Meslek hastalıklarının önemsenmediği gibi işe bağlı hastalıklar ve bulaşıcı hastalıklar da önemsenmemektedir. Son günlerde büyük bir inşaat şantiyesinden Menenjit hastalığından ölüm haberleri gelmektedir. Koğuşlarda birlikte kalmanın etkisi ile bu şantiyede menenjitin yaygınlaşması olasılığı vardır. Sağlık Bakanlığınca ücretsiz olarak yapılmayan bu aşının işveren tarafından riskli gruplara uygulanması gerekir.
YEREL YÖNETİMLER VE İŞÇİ SAĞLIĞI İŞ GÜVENLİĞİ
75 gün sonra ülkemizde yerel seçimler yapılacak, önceleri en azından ruhsat aşamasında işçi sağlığı ve güvenliği açısından sürece dahil olan yerel yönetimler devreden çıkarıldı. Son zamanlarda İstanbul Büyükşehir Belediyesi İş Sağlığı ve İş Güvenliği Müdürlüğü’nün sadece İBB personeline değil, sanayi bölgelerindeki işçilere yönelik işçi sağlığı güvenliği hizmeti vermeye yönelik çabalarının olduğunu görüyoruz, bu hizmet tüm yerellere yaygınlaştırılmalı, bence siyasi partilerin ve adayların çalışma programlarında yer almalıdır.

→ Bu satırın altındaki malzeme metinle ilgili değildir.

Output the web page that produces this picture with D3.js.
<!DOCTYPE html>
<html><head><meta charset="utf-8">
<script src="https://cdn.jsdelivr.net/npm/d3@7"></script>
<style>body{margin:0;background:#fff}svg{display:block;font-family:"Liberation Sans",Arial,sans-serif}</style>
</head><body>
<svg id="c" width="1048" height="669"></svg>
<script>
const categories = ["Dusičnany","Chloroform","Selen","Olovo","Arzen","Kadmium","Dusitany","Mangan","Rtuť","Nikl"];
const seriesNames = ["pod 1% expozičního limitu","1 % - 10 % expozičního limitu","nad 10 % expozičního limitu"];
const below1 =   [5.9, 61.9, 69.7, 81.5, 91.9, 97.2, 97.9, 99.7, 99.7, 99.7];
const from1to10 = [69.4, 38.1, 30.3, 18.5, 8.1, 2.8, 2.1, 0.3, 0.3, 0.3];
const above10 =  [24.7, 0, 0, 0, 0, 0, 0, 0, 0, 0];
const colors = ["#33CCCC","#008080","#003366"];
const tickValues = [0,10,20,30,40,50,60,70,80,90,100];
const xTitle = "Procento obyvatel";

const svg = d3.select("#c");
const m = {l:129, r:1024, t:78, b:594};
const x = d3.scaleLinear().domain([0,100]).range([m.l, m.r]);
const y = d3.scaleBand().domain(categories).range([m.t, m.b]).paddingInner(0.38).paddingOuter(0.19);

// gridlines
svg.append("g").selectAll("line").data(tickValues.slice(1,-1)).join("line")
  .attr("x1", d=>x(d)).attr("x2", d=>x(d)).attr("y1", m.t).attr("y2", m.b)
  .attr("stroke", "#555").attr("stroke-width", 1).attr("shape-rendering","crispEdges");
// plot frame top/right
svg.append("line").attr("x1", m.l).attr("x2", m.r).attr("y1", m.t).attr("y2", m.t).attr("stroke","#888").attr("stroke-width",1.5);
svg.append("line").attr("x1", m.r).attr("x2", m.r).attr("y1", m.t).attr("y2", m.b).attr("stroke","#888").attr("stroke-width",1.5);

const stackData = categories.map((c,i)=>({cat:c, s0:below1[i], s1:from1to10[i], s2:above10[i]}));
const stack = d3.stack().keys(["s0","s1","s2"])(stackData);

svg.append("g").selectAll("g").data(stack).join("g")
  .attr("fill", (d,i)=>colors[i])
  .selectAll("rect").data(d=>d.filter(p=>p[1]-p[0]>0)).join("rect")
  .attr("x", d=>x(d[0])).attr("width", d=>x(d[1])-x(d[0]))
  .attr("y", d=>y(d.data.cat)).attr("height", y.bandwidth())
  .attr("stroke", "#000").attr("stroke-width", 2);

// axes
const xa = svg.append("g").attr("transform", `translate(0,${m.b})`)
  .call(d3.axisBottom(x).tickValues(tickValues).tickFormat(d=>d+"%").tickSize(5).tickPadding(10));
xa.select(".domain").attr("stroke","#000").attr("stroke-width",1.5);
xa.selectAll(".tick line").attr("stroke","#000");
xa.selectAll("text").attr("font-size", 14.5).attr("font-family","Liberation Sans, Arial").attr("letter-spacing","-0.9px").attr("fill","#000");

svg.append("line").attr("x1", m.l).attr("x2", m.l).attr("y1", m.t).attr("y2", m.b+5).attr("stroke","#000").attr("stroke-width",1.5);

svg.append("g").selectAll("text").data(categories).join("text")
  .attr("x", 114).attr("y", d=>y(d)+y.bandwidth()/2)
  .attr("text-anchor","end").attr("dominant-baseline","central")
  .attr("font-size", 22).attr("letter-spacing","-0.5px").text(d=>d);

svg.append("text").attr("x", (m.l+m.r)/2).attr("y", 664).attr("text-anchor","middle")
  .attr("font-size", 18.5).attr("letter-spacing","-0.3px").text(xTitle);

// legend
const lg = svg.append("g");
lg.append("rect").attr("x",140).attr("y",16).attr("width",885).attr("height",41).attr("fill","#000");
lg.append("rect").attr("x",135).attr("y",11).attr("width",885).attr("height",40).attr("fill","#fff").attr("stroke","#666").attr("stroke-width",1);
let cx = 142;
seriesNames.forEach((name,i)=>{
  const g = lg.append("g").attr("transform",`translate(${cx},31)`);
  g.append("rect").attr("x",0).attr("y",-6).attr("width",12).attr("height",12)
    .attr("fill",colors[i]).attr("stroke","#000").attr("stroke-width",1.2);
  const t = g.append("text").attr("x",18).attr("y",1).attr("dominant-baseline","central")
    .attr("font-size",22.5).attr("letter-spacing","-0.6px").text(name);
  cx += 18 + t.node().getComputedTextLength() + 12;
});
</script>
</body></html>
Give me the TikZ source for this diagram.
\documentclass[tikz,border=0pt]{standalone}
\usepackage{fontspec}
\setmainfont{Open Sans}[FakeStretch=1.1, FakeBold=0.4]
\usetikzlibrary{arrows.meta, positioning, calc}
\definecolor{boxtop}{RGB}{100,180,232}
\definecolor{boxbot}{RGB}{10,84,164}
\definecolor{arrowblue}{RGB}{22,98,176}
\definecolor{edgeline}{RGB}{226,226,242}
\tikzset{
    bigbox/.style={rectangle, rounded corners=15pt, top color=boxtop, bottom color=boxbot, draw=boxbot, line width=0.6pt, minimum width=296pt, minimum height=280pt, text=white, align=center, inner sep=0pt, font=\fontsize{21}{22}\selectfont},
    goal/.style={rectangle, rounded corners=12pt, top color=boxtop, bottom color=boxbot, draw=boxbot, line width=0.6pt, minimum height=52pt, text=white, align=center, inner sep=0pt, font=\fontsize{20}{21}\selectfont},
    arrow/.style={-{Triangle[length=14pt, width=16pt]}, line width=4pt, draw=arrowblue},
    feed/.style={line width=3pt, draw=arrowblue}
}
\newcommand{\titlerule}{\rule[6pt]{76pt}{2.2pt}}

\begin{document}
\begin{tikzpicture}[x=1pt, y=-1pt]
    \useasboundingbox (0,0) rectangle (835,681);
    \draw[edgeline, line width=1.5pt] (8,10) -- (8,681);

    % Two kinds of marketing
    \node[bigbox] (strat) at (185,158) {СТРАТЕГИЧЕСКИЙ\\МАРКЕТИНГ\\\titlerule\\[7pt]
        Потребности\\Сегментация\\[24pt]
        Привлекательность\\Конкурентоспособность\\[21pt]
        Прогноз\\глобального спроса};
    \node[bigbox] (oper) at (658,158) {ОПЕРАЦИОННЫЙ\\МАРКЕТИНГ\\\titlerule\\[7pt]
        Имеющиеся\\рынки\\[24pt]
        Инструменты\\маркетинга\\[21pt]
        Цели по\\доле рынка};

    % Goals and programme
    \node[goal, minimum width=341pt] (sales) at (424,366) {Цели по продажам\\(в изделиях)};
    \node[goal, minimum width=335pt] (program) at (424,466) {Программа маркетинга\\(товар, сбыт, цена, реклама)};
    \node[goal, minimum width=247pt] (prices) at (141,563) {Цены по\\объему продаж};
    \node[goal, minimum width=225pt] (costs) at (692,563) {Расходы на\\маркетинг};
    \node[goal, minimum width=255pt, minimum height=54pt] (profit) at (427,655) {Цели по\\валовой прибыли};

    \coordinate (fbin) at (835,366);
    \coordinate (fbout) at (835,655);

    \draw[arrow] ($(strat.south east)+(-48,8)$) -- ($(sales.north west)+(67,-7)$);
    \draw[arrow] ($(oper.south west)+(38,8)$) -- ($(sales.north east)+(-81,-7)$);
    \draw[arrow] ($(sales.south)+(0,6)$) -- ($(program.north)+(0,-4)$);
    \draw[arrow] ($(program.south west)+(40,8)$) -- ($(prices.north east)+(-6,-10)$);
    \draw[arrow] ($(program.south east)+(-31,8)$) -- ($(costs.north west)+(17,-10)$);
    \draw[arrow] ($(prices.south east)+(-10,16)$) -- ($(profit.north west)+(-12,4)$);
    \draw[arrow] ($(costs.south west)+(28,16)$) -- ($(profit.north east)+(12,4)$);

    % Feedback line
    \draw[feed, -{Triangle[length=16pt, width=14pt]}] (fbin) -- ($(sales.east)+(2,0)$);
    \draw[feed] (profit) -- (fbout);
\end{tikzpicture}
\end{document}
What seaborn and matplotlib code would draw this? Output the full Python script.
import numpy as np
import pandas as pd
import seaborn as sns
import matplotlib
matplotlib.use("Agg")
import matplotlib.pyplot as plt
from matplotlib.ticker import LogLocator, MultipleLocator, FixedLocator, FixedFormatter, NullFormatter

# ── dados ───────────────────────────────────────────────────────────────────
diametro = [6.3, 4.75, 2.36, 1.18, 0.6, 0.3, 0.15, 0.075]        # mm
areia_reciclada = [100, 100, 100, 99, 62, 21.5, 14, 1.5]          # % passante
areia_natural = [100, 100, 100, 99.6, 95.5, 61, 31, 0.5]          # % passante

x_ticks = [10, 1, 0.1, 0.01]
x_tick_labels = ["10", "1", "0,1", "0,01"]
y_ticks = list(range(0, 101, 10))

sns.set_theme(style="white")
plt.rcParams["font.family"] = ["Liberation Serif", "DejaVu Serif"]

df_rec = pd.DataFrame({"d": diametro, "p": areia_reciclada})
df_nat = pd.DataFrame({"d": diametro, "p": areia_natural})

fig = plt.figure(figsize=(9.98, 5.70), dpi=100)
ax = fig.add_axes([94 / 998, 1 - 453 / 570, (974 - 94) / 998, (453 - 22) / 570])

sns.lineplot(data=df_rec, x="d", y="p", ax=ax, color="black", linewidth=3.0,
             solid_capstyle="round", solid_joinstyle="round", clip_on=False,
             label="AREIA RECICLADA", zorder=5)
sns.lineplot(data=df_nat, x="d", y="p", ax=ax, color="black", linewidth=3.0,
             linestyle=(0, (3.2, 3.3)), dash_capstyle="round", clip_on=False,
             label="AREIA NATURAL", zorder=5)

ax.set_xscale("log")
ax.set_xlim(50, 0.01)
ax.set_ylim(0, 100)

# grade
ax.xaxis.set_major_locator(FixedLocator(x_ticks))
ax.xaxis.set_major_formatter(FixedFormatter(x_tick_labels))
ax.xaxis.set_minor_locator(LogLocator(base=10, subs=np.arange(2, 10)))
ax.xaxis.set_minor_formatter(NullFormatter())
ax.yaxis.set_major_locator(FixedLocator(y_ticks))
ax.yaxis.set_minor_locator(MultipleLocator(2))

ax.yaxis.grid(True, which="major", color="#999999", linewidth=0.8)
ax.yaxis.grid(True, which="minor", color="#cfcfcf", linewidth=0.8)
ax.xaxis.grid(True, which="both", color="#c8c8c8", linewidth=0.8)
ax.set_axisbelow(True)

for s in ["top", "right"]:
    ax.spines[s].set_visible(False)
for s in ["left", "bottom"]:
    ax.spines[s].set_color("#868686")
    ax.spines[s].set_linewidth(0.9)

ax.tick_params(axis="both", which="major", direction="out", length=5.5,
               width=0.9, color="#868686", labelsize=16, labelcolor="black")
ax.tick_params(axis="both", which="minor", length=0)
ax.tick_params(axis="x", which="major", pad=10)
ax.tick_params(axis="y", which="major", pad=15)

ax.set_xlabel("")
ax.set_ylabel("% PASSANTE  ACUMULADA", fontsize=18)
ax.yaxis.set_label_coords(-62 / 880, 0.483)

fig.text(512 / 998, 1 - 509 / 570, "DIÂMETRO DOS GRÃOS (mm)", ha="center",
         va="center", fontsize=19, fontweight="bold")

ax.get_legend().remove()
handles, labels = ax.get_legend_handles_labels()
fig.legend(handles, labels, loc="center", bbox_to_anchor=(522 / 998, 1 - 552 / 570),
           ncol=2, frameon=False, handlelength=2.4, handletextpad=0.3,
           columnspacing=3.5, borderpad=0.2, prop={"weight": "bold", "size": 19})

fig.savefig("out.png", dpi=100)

SENDİKALAR, İŞÇİ SAĞLIĞI VE İŞ GÜVENLİĞİ
İşçi sağlığı iş güvenliği politik bir sorundur. Ölümlerin asıl nedeni teknik aksaklıklar değil insan canına emekçiye değer verilmemesidir.
Avrupa’da ve Dünya ‘da iş kazaları/iş cinayetleri sonucu ölümde ilk sıralarda yer alınmasına rağmen, ölümler konusunda sendikaların sessizliğini anlamak mümkün değil, sendikalaşmanın, sendikal mücadelenin zorluğunu çıkarılan engelleri en son ÖZAK direnişi gözlerimizin önüne bir kez daha gösterdi. Düşük sendikalaşma oranına rağmen, mevcut sendikaların işyerlerinin işçi sağlığı iş güvenliği açısından sendika denetimlerini esas alan bir tavır almaları, TİS talepleri arasında işçi sağlığı güvenliğine ilişkin taleplerin de yer alması ve uygulanması bir nebzede olsa ölümleri azaltacaktır.
SON SÖZLERİM METEHAN AKBULUT ÜZERİNE
16 Ocak 2024 Salı günü, bir dostumu, bir arkadaşımı, Doktor Metehan AKBULUT’u kaybettik. O, Antalya Tabip Odası Yönetim Kurulu üyesi idi, Türk Tabipler Birliği İşçi Sağlığı ve İş Güvenliği Çalışma Kolu başkanı idi. TÜM SAĞLIK SEN‘de çeşitli görevlerde bulunmuştu. Bir hekim olarak işçilerin sağlıklı koşullarda çalışması için çok çaba gösterdi, çok emek verdi. Ürettikleri, işçi sağlığı iş güvenliğinin sağlanması konusunda yol gösterecek. Yıldızlar yoldaşı olsun.